(MENAFN - Khaleej Times) US President Barack Obama urged Congress on Saturday to immediately extend a tax cut for middle-class Americans, arguing the move will give 98 per cent of families and 97 per cent of small businesses the certainty that will lead to faster economic growth.
"This is something we all agree on," the president said in his weekly radio and Internet address. "Even as we negotiate a broader deficit reduction package, Congress should extend middle-class tax cuts right now.
"It's a step that would give millions of families and 97 per cent of small businesses the peace of mind that will lead to new jobs and faster growth."
On Friday, Obama invited top Republican and Democratic leaders to the White House this week for talks focused on averting the so-called "fiscal cliff."
Such a cliff would represent a catastrophic blend of automatic tax hikes and harsh defence and domestic spending cuts that are due to kick into force on January 1, if no other decision is made and approved by Congress.
The showdown will be a crucial test of whether the newly re-elected Obama can bend gridlocked Washington to his political will, with implications for his capacity to enact an ambitious second term agenda.
Obama campaigned on raising taxes on families earning 250,000 a year or more to pay for deficit reductions and to fund education spending and other plans to boost the economy and improve life for the nation's middle class.
But congressional Republicans have opposed tax increases of any kind.
In his address, the president he was not willing to compromise on this issue.
"This was a central question in the election," he said.
"And on Tuesday, we found out that the majority of Americans agree with my approach - that includes Democrats, Independents, and Republicans. Now we need a majority in Congress to listen."
The White House said that the president would veto any bill that called for an extension of the George W. Bush era tax cuts for the two percent of Americans earning more than 250,000 a year.

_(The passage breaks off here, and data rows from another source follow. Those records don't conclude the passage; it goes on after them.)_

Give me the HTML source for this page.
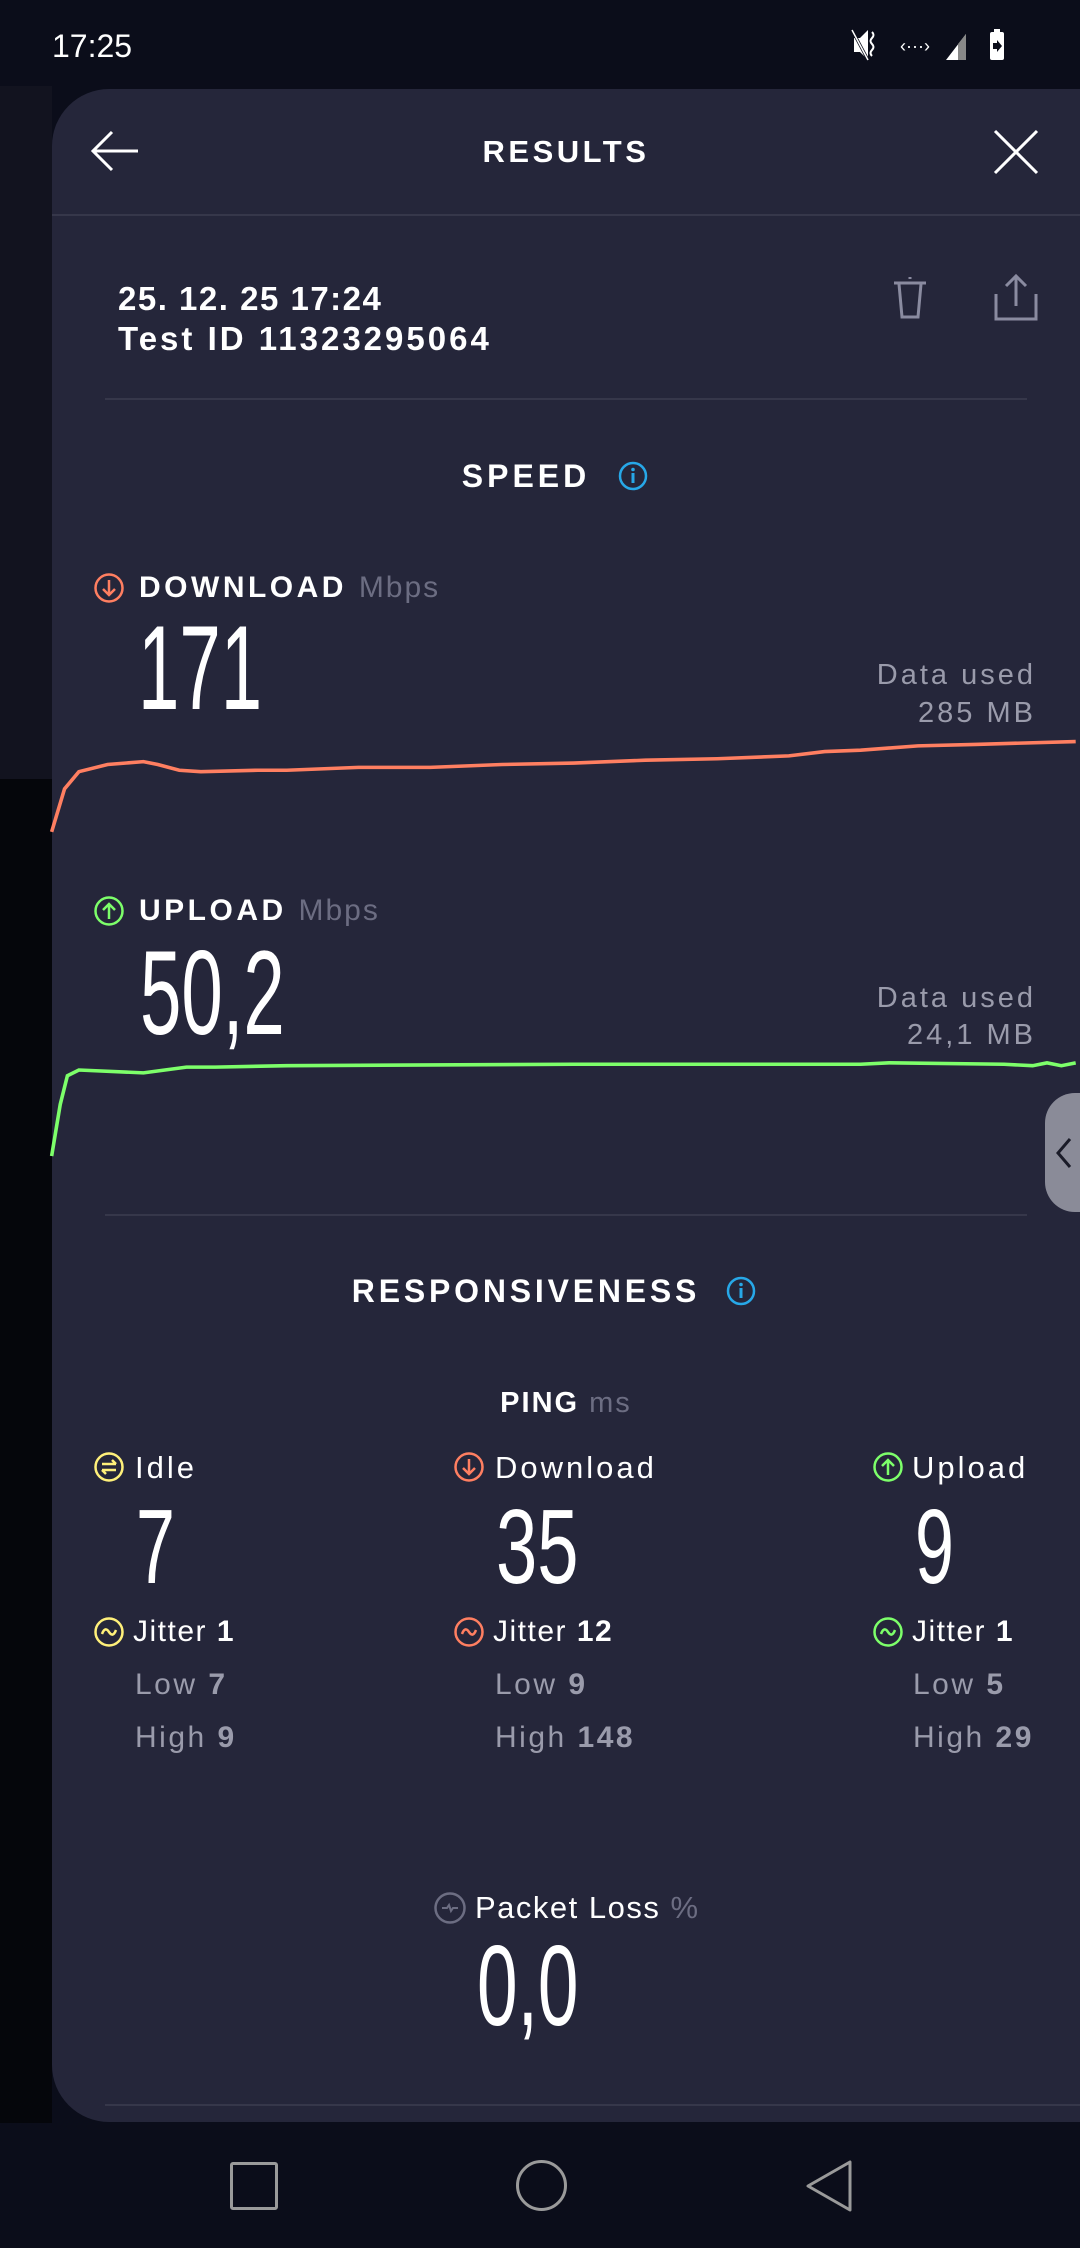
<!DOCTYPE html>
<html><head><meta charset="utf-8"><style>
*{margin:0;padding:0;box-sizing:border-box}
body{width:1080px;height:2248px;background:#0b0d1a;position:relative;overflow:hidden;font-family:"Liberation Sans",sans-serif;color:#fff}
.a{position:absolute;line-height:1;white-space:nowrap}
.b{font-weight:bold}
.g{color:#6c6d82}
.gr{color:#9a9bab}
.big{font-weight:normal;transform-origin:left top;transform:scaleX(0.62)}
.lr{letter-spacing:3px}
.ll{letter-spacing:2.5px}
</style></head><body>
<div class="a" style="left:0;top:86px;width:52px;height:693px;background:#12131f"></div>
<div class="a" style="left:0;top:779px;width:52px;height:1344px;background:#05060b"></div>
<div class="a" style="left:52px;top:89px;width:1100px;height:2033px;background:#25263a;border-radius:57px 0 0 57px"></div>

<div class="a" style="left:52px;top:30px;font-size:32px">17:25</div>
<svg class="a" style="left:850px;top:28px" width="200" height="36" viewBox="0 0 200 36">
<path d="M4 10h6l8-8v30l-8-8H4z" fill="#fff"/><line x1="2" y1="2" x2="18" y2="32" stroke="#0b0d1a" stroke-width="3"/><line x1="2" y1="2" x2="18" y2="32" stroke="#fff" stroke-width="1.5"/>
<path d="M22 4q3 3 0 6t0 6t0 6t0 6" stroke="#fff" fill="none" stroke-width="2"/>
<text x="50" y="24" font-size="18" fill="#fff" font-family="Liberation Sans">‹···›</text>
<path d="M96 32L116 6v26z" fill="#fff"/><path d="M108 16l8-10v26h-8z" fill="#888"/>
<rect x="140" y="4" width="14" height="28" rx="2" fill="#fff"/><rect x="144" y="1" width="6" height="4" fill="#fff"/><path d="M143 15h4v-3l5 6-5 6v-3h-4z" fill="#0b0d1a"/>
</svg>

<svg class="a" style="left:90px;top:126px" width="50" height="50"><path d="M48 25H4M22 6L3 25l19 19" stroke="#fff" stroke-width="3" fill="none"/></svg>
<div class="a b" style="left:0;width:1132px;text-align:center;top:136px;font-size:31px;letter-spacing:3.5px">RESULTS</div>
<svg class="a" style="left:993px;top:129px" width="46" height="46"><path d="M2 2L44 44M44 2L2 44" stroke="#fff" stroke-width="3"/></svg>
<div class="a" style="left:52px;top:214px;width:1100px;height:2px;background:#36374a"></div>

<div class="a b" style="left:118px;top:282px;font-size:33px;letter-spacing:1.5px">25. 12. 25 17:24</div>
<div class="a b" style="left:118px;top:322px;font-size:33px;letter-spacing:3px">Test ID 11323295064</div>
<svg class="a" style="left:890px;top:274px" width="40" height="48"><path d="M4 9h32M20 3v2M9 10l3 33h16l3-33" stroke="#8a8ba0" stroke-width="3" fill="none"/></svg>
<svg class="a" style="left:993px;top:272px" width="46" height="50"><path d="M23 4v30M13 14l10-10 10 10M3 22v25h40V22" stroke="#8a8ba0" stroke-width="3" fill="none"/></svg>
<div class="a" style="left:105px;top:398px;width:922px;height:2px;background:#36374a"></div>

<div class="a b" style="left:0;width:1052px;text-align:center;top:460px;font-size:32px;letter-spacing:4px">SPEED</div>
<svg class="a" style="left:617px;top:460px" width="32" height="32"><circle cx="16" cy="16" r="13" stroke="#27a8e8" stroke-width="2.5" fill="none"/><rect x="14.5" y="13" width="3" height="10" fill="#27a8e8"/><circle cx="16" cy="9.5" r="1.8" fill="#27a8e8"/></svg>

<svg class="a" style="left:93px;top:572px" width="32" height="32"><circle cx="16" cy="16" r="13.5" stroke="#ff7f61" stroke-width="2.5" fill="none"/><path d="M16 8v15M10 17l6 6 6-6" stroke="#ff7f61" stroke-width="2.5" fill="none"/></svg>
<div class="a b" style="left:139px;top:573px;font-size:30px;letter-spacing:3.5px">DOWNLOAD <span class="g" style="font-weight:normal;letter-spacing:2px">Mbps</span></div>
<div class="a big" style="left:138px;top:608px;font-size:120px">171</div>
<div class="a gr lr" style="right:44px;top:661px;font-size:29px;text-align:right">Data used</div>
<div class="a gr lr" style="right:44px;top:699px;font-size:29px;text-align:right">285 MB</div>

<svg class="a" style="left:93px;top:895px" width="32" height="32"><circle cx="16" cy="16" r="13.5" stroke="#7dff6a" stroke-width="2.5" fill="none"/><path d="M16 24V9M10 15l6-6 6 6" stroke="#7dff6a" stroke-width="2.5" fill="none"/></svg>
<div class="a b" style="left:139px;top:896px;font-size:30px;letter-spacing:3.5px">UPLOAD <span class="g" style="font-weight:normal;letter-spacing:2px">Mbps</span></div>
<div class="a big" style="left:140px;top:933px;font-size:120px">50,2</div>
<div class="a gr lr" style="right:44px;top:984px;font-size:29px">Data used</div>
<div class="a gr lr" style="right:44px;top:1021px;font-size:29px">24,1 MB</div>

<svg class="a" style="left:0;top:0" width="1080" height="1240" viewBox="0 0 753 864.5">
<polyline fill="none" stroke="#ff7f61" stroke-width="2.5" points="36,580 45,550 55,538 75,533 100,531 110,533 125,537 140,538 180,537 200,537 250,535 300,535 350,533 400,532 450,530 500,529 550,527 575,524 600,523 640,520 680,519 750,517"/>
<polyline fill="none" stroke="#7dff6a" stroke-width="2.5" points="36,806 42,770 47,750 55,746 100,748 115,746 130,744 150,744 200,743 400,742 600,742 620,741 700,742 720,743 730,741 740,743 750,741"/>
</svg>

<div class="a" style="left:1045px;top:1093px;width:60px;height:119px;background:#8a8b98;border-radius:30px 0 0 30px"></div>
<svg class="a" style="left:1052px;top:1136px" width="24" height="34"><path d="M18 3L6 17l12 14" stroke="#1a1b28" stroke-width="3" fill="none"/></svg>

<div class="a" style="left:105px;top:1214px;width:922px;height:2px;background:#36374a"></div>
<div class="a b" style="left:0;width:1052px;text-align:center;top:1275px;font-size:32px;letter-spacing:3.8px">RESPONSIVENESS</div>
<svg class="a" style="left:725px;top:1275px" width="32" height="32"><circle cx="16" cy="16" r="13" stroke="#27a8e8" stroke-width="2.5" fill="none"/><rect x="14.5" y="13" width="3" height="10" fill="#27a8e8"/><circle cx="16" cy="9.5" r="1.8" fill="#27a8e8"/></svg>

<div class="a" style="left:0;width:1132px;text-align:center;top:1389px;font-size:29px;letter-spacing:2px"><b>PING</b> <span class="g">ms</span></div>

<svg class="a" style="left:93px;top:1451px" width="32" height="32"><circle cx="16" cy="16" r="13.5" stroke="#fff07a" stroke-width="2.5" fill="none"/><path d="M9 13h14M19 9l4 4M23 19H9M13 23l-4-4" stroke="#fff07a" stroke-width="2.5" fill="none"/></svg>
<div class="a lr" style="left:135px;top:1452px;font-size:31px">Idle</div>
<svg class="a" style="left:453px;top:1451px" width="32" height="32"><circle cx="16" cy="16" r="13.5" stroke="#ff7f61" stroke-width="2.5" fill="none"/><path d="M16 8v15M10 17l6 6 6-6" stroke="#ff7f61" stroke-width="2.5" fill="none"/></svg>
<div class="a lr" style="left:495px;top:1452px;font-size:31px">Download</div>
<svg class="a" style="left:872px;top:1451px" width="32" height="32"><circle cx="16" cy="16" r="13.5" stroke="#7dff6a" stroke-width="2.5" fill="none"/><path d="M16 24V9M10 15l6-6 6 6" stroke="#7dff6a" stroke-width="2.5" fill="none"/></svg>
<div class="a lr" style="left:912px;top:1452px;font-size:31px">Upload</div>

<div class="a big" style="left:136px;top:1494px;font-size:106px;transform:scaleX(0.66)">7</div>
<div class="a big" style="left:496px;top:1494px;font-size:106px;transform:scaleX(0.7)">35</div>
<div class="a big" style="left:915px;top:1494px;font-size:106px;transform:scaleX(0.66)">9</div>

<svg class="a" style="left:93px;top:1616px" width="32" height="32"><circle cx="16" cy="16" r="13.5" stroke="#fff07a" stroke-width="2.5" fill="none"/><path d="M9 18q3-8 7-2t7-2" stroke="#fff07a" stroke-width="2.5" fill="none"/></svg>
<div class="a" style="left:133px;top:1617px;font-size:30px;letter-spacing:1.5px">Jitter <b>1</b></div>
<svg class="a" style="left:453px;top:1616px" width="32" height="32"><circle cx="16" cy="16" r="13.5" stroke="#ff7f61" stroke-width="2.5" fill="none"/><path d="M9 18q3-8 7-2t7-2" stroke="#ff7f61" stroke-width="2.5" fill="none"/></svg>
<div class="a" style="left:493px;top:1617px;font-size:30px;letter-spacing:1.5px">Jitter <b>12</b></div>
<svg class="a" style="left:872px;top:1616px" width="32" height="32"><circle cx="16" cy="16" r="13.5" stroke="#7dff6a" stroke-width="2.5" fill="none"/><path d="M9 18q3-8 7-2t7-2" stroke="#7dff6a" stroke-width="2.5" fill="none"/></svg>
<div class="a" style="left:912px;top:1617px;font-size:30px;letter-spacing:1.5px">Jitter <b>1</b></div>

<div class="a gr ll" style="left:135px;top:1670px;font-size:30px">Low <b>7</b></div>
<div class="a gr ll" style="left:495px;top:1670px;font-size:30px">Low <b>9</b></div>
<div class="a gr ll" style="left:913px;top:1670px;font-size:30px">Low <b>5</b></div>
<div class="a gr ll" style="left:135px;top:1723px;font-size:30px">High <b>9</b></div>
<div class="a gr ll" style="left:495px;top:1723px;font-size:30px">High <b>148</b></div>
<div class="a gr ll" style="left:913px;top:1723px;font-size:30px">High <b>29</b></div>

<svg class="a" style="left:433px;top:1891px" width="34" height="34"><circle cx="17" cy="17" r="14.5" stroke="#6c6d82" stroke-width="2.5" fill="none"/><path d="M9 17h5l2-3 2 6 2-3h5" stroke="#6c6d82" stroke-width="2" fill="none"/></svg>
<div class="a" style="left:475px;top:1892px;font-size:31px;letter-spacing:1.5px">Packet Loss <span class="g">%</span></div>
<div class="a big" style="left:477px;top:1930px;font-size:114px;transform:scaleX(0.64)">0,0</div>

<div class="a" style="left:105px;top:2104px;width:1000px;height:2px;background:#36374a"></div>

<div class="a" style="left:230px;top:2162px;width:48px;height:48px;border:3px solid #9a9a9a;border-radius:3px"></div>
<div class="a" style="left:516px;top:2160px;width:51px;height:51px;border:3px solid #9a9a9a;border-radius:50%"></div>
<svg class="a" style="left:802px;top:2158px" width="52" height="56"><path d="M48 4v48L6 28z" stroke="#9a9a9a" stroke-width="3" fill="none" stroke-linejoin="round"/></svg>
</body></html>
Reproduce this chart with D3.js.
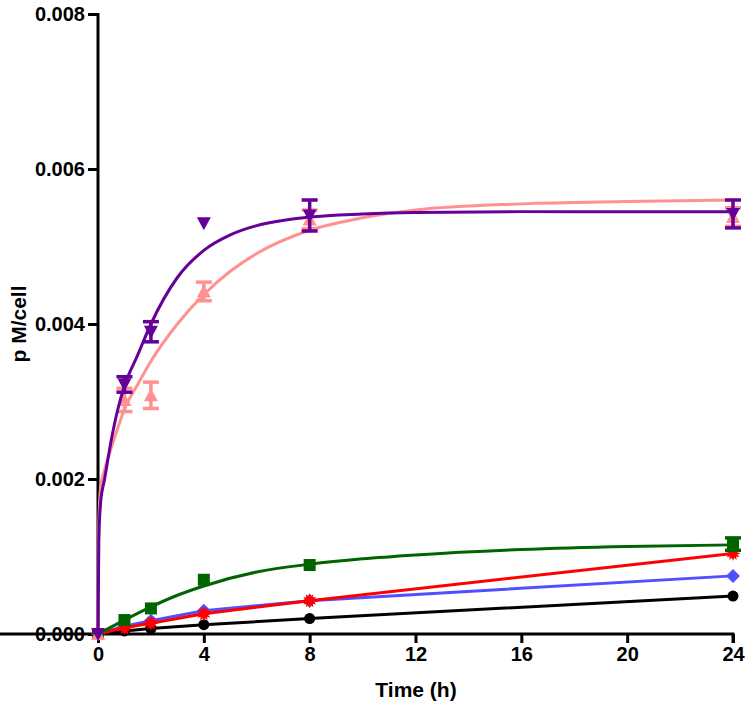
<!DOCTYPE html>
<html><head><meta charset="utf-8">
<script src="https://cdn.jsdelivr.net/npm/d3@7"></script>
<style>body{margin:0;background:#fff}svg{display:block}text{font-family:"Liberation Sans",Arial,sans-serif;font-weight:bold}</style>
</head><body>
<script>
// ---- data ----
const times = [0, 1, 2, 4, 8, 24];
const xTicks = [0, 4, 8, 12, 16, 20, 24];
const yTicks = [0, 0.002, 0.004, 0.006, 0.008];

const purpleMean = [0, 0.00322, 0.0039, 0.0053, 0.0054, 0.00542];
const purpleErr  = [0, 0.0001, 0.00013, 0, 0.0002, 0.00018];
const pinkMean   = [0, 0.00302, 0.00308, 0.00442, 0.00535, 0.00538];
const pinkErr    = [0, 0.00015, 0.00017, 0.00012, 0.00012, 0.00012];
const greenMean  = [0, 0.00018, 0.00033, 0.0007, 0.00089, 0.00116];
const greenErr   = [0, 0, 0, 0, 0, 0.00008];
const redMean    = [0, 0.00008, 0.00014, 0.00026, 0.00043, 0.00104];
const blueMean   = [0, 0.0001, 0.00017, 0.0003, 0.00043, 0.00075];
const blackMean  = [0, 0.00004, 0.00007, 0.00012, 0.0002, 0.00049];

// fitted curves
const curveT      = [0, 0.03, 0.1, 0.25, 0.5, 0.75, 1, 1.5, 2, 3, 4, 5, 6, 8, 10, 12, 16, 20, 24];
const purpleCurve = [0, 0.0012, 0.0017, 0.0020, 0.0025, 0.0029, 0.0032, 0.0036, 0.0040, 0.0046, 0.00495, 0.00515, 0.00527, 0.00538, 0.00542, 0.00544, 0.00545, 0.00545, 0.00545];
const pinkCurve   = [0, 0.0014, 0.0019, 0.00212, 0.0024, 0.00266, 0.0029, 0.00322, 0.00352, 0.0040, 0.00438, 0.00468, 0.00491, 0.00521, 0.00537, 0.00547, 0.00555, 0.00558, 0.0056];
const greenCurveT = [0, 1, 2, 3, 4, 6, 8, 10, 12, 16, 20, 24];
const greenCurve  = [0, 0.00018, 0.00035, 0.0005, 0.00062, 0.0008, 0.0009, 0.00097, 0.00102, 0.00109, 0.00113, 0.00115];

const W = 750, H = 709;
const svg = d3.select("body").append("svg").attr("width", W).attr("height", H);
const x = d3.scaleLinear().domain([0, 24]).range([98, 733]);
const y = d3.scaleLinear().domain([0, 0.008]).range([634, 14]);

const C = {purple:"#660099", pink:"#ff9191", green:"#006400", red:"#ff0000", blue:"#5050ff", black:"#000000"};

// axes
const yAxis = svg.append("g").attr("transform", "translate(98,0)")
  .call(d3.axisLeft(y).tickValues(yTicks).tickFormat(d3.format(".3f")).tickSize(10).tickPadding(3));
const xAxis = svg.append("g").attr("transform", "translate(0,634)")
  .call(d3.axisBottom(x).tickValues(xTicks).tickSize(9).tickPadding(4));
[yAxis, xAxis].forEach(g => {
  g.select(".domain").attr("stroke", "#000").attr("stroke-width", 3);
  g.selectAll(".tick line").attr("stroke", "#000").attr("stroke-width", 3);
  g.selectAll(".tick text").attr("fill", "#000").style("font-size", "20px").style("font-weight", "bold")
    .style("font-family", '"Liberation Sans",Arial,sans-serif');
});
yAxis.select(".domain").attr("d", "M-10,14.5H0V634");
xAxis.select(".domain").attr("d", "M0,0H733V9");

svg.append("text").attr("transform", "translate(26,324) rotate(-90)").attr("text-anchor", "middle")
  .style("font-size", "21px").text("p M/cell");
svg.append("text").attr("x", 416).attr("y", 697).attr("text-anchor", "middle")
  .style("font-size", "21px").text("Time (h)");

const plot = svg.append("g");
const line = d3.line().x(d => x(d[0])).y(d => y(d[1]));

function drawLine(ts, vs, color, curve) {
  plot.append("path").datum(ts.map((t, i) => [t, vs[i]]))
    .attr("fill", "none").attr("stroke", color).attr("stroke-width", 3)
    .attr("d", line.curve(curve || d3.curveLinear));
}
function drawErr(means, errs, color) {
  times.forEach((t, i) => {
    if (!errs[i]) return;
    const cx = x(t), y1 = y(means[i] + errs[i]), y2 = y(means[i] - errs[i]);
    const g = plot.append("g").attr("stroke", color).attr("stroke-width", 3.5);
    g.append("line").attr("x1", cx).attr("x2", cx).attr("y1", y1).attr("y2", y2);
    g.append("line").attr("x1", cx - 8).attr("x2", cx + 8).attr("y1", y1).attr("y2", y1);
    g.append("line").attr("x1", cx - 8).attr("x2", cx + 8).attr("y1", y2).attr("y2", y2);
  });
}
function drawMarks(means, color, shape) {
  times.forEach((t, i) => {
    const cx = x(t), cy = y(means[i]);
    let el;
    if (shape === "circle") el = plot.append("circle").attr("cx", cx).attr("cy", cy).attr("r", 5.5);
    else if (shape === "square") el = plot.append("rect").attr("x", cx - 6).attr("y", cy - 6).attr("width", 12).attr("height", 12);
    else if (shape === "diamond") el = plot.append("path").attr("d", `M${cx},${cy-7}L${cx+7},${cy}L${cx},${cy+7}L${cx-7},${cy}Z`);
    else if (shape === "up") el = plot.append("path").attr("d", `M${cx},${cy-7}L${cx+7},${cy+6}L${cx-7},${cy+6}Z`);
    else if (shape === "down") el = plot.append("path").attr("d", `M${cx},${cy+7}L${cx+7},${cy-6}L${cx-7},${cy-6}Z`);
    else if (shape === "star") {
      const pts = d3.range(24).map(k => {
        const a = k * Math.PI / 12, r = k % 2 ? 4.5 : 7.5;
        return [cx + r * Math.sin(a), cy - r * Math.cos(a)];
      });
      el = plot.append("path").attr("d", "M" + pts.join("L") + "Z");
    }
    el.attr("fill", color);
  });
}

// lower series
drawLine(times, blackMean, C.black);
drawMarks(blackMean, C.black, "circle");
drawLine(times, blueMean, C.blue);
drawMarks(blueMean, C.blue, "diamond");
drawLine(times, redMean, C.red);
drawMarks(redMean, C.red, "star");
drawLine(greenCurveT, greenCurve, C.green, d3.curveMonotoneX);
drawErr(greenMean, greenErr, C.green);
drawMarks(greenMean, C.green, "square");

// upper series
drawLine(curveT, pinkCurve, C.pink, d3.curveMonotoneX);
drawErr(pinkMean, pinkErr, C.pink);
drawMarks(pinkMean, C.pink, "up");
drawLine(curveT, purpleCurve, C.purple, d3.curveMonotoneX);
drawErr(purpleMean, purpleErr, C.purple);
drawMarks(purpleMean, C.purple, "down");
</script>
</body></html>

In his first event at the White House on Friday since beating Republican Mitt Romney in Tuesday's election, Obama called on Congress to work with him to produce a plan. "I'm not wedded to every detail of my plan. I'm open to compromise. I'm open to new ideas," he said. "I'm committed to solving our fiscal challenges, but I refuse to accept any approach that isn't balanced."
"If we're serious about reducing the deficit, we have to combine spending cuts with revenue. And that means asking the wealthiest Americans to pay a little more in taxes," he said.
But Republican House Speaker John Boehner warned in his address the tax increase would destroy more than 700,000 American jobs.
"Instead of raising tax rates on the American people and accepting the damage it will do to our economy, let's start to actually solve the problem," Boehner said.
"Let's focus on tax reform that closes special interest loopholes and lowers tax rates."
The statements showed the two men, who have been divided on the issue for two years, were still far apart, leaving doubts over whether the "fiscal cliff" could be averted. Congress is expected to address it when it reconvenes next week for a post-election lame-duck session.
"Boehner and Obama are using softer tones, but the substance of what they're saying hasn't changed very much, and it doesn't look like there's been any movement from the last time they had a budget discussion," said Stan Collender, a former congressional budget aide.